ECLI:NL:RVS:2020:345
Raad van State
- Hoger beroep
- H.G. Sevenster
- Rechtspraak.nl
Hoger beroep tegen afwijzing machtiging tot voorlopig verblijf door staatssecretaris van Justitie en Veiligheid
In deze zaak gaat het om het hoger beroep van twee vreemdelingen tegen de uitspraak van de rechtbank Den Haag, zittingsplaats Groningen, die op 6 september 2018 hun beroep tegen de afwijzing van hun aanvragen om een machtiging tot voorlopig verblijf ongegrond verklaarde. De staatssecretaris van Justitie en Veiligheid had op 9 februari 2017 de aanvragen afgewezen en dit besluit werd later door de staatssecretaris bevestigd na bezwaar van de vreemdelingen. De rechtbank oordeelde dat de staatssecretaris geen individuele beoordeling had gemaakt, maar dit werd niet erkend in de eerdere uitspraak. De vreemdelingen, vertegenwoordigd door hun advocaat mr. H. Jonker, hebben hoger beroep ingesteld.
De Afdeling bestuursrechtspraak van de Raad van State heeft de grieven van de vreemdelingen beoordeeld. De eerste grief, die betrekking had op de rechtsvraag van individuele beoordeling, werd gegrond verklaard. De Afdeling oordeelde dat de rechtbank niet had onderkend dat de staatssecretaris ten onrechte geen individuele beoordeling had gemaakt van de aanvragen van de vreemdelingen. Dit leidde tot de conclusie dat de uitspraak van de rechtbank vernietigd moest worden.

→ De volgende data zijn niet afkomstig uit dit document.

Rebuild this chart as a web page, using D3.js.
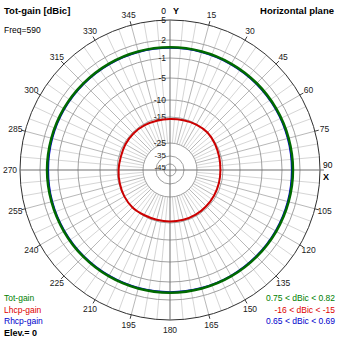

De Raad van State heeft vervolgens de uitspraak van de rechtbank vernietigd en het beroep van de vreemdelingen gegrond verklaard. De staatssecretaris werd veroordeeld tot vergoeding van de proceskosten en het griffierecht aan de vreemdelingen. De uitspraak werd openbaar gedaan op 5 februari 2020.